Learning is not about remembering something difficult, but it is about making things easier. The Feynman Technique can be used for anything, from understanding a simple problem to grasping quantum physics. By forcing yourself to make something easier, you will remember it better!  All you need to get started is a pen, paper and your written notes on the topic that you must have studied before.  Now it’s time to simplify the topic!

1) Choose A Topic

2) Explain It Like I Am 5 Years Old

This forces you to make it really simple One other way, most useful for explaining technology, is to put yourself in the shoes of your (grand)parents.

3) Pinpoint Your Knowledge Gap

If you cannot find the words to describe your concept in layman terms, get your nose back into the books. Making a simple explanation thus pushes you towards really understanding and interpreting what you read, not just skimming the text.

4) Use An Analogy

Working with abstract concepts, or is your concept still just too difficult for the 5 year old you? Try using an analogy to link the concept to something you already know.
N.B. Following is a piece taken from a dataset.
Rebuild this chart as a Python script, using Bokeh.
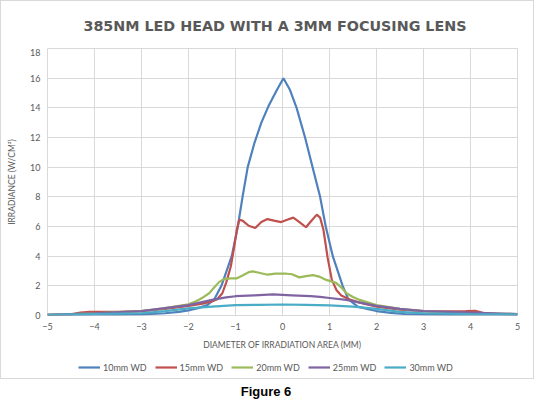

This has the advantage of connecting old and new knowledge in your head and helps you better remember the new concept.

5) Simplify The Concept

If in the end your concept is still too hard to grasp, try simplifying it once more. Sometimes it is better to lose some details along the way if that makes it easier for you to remember a concept (versus forgetting it altogether).

Examples

  1. Gravity is the attraction of very large objects on smaller objects, like the earth on you and me

  2. A bonsai tree is a miniature tree. Just like your miniature car, it is made of the same things as the big thing, but only smaller

When To Use

Almost always. Use it to explain things to yourself when you are studying, use it to explain difficult concepts to others or of course when talking to a 5 year old!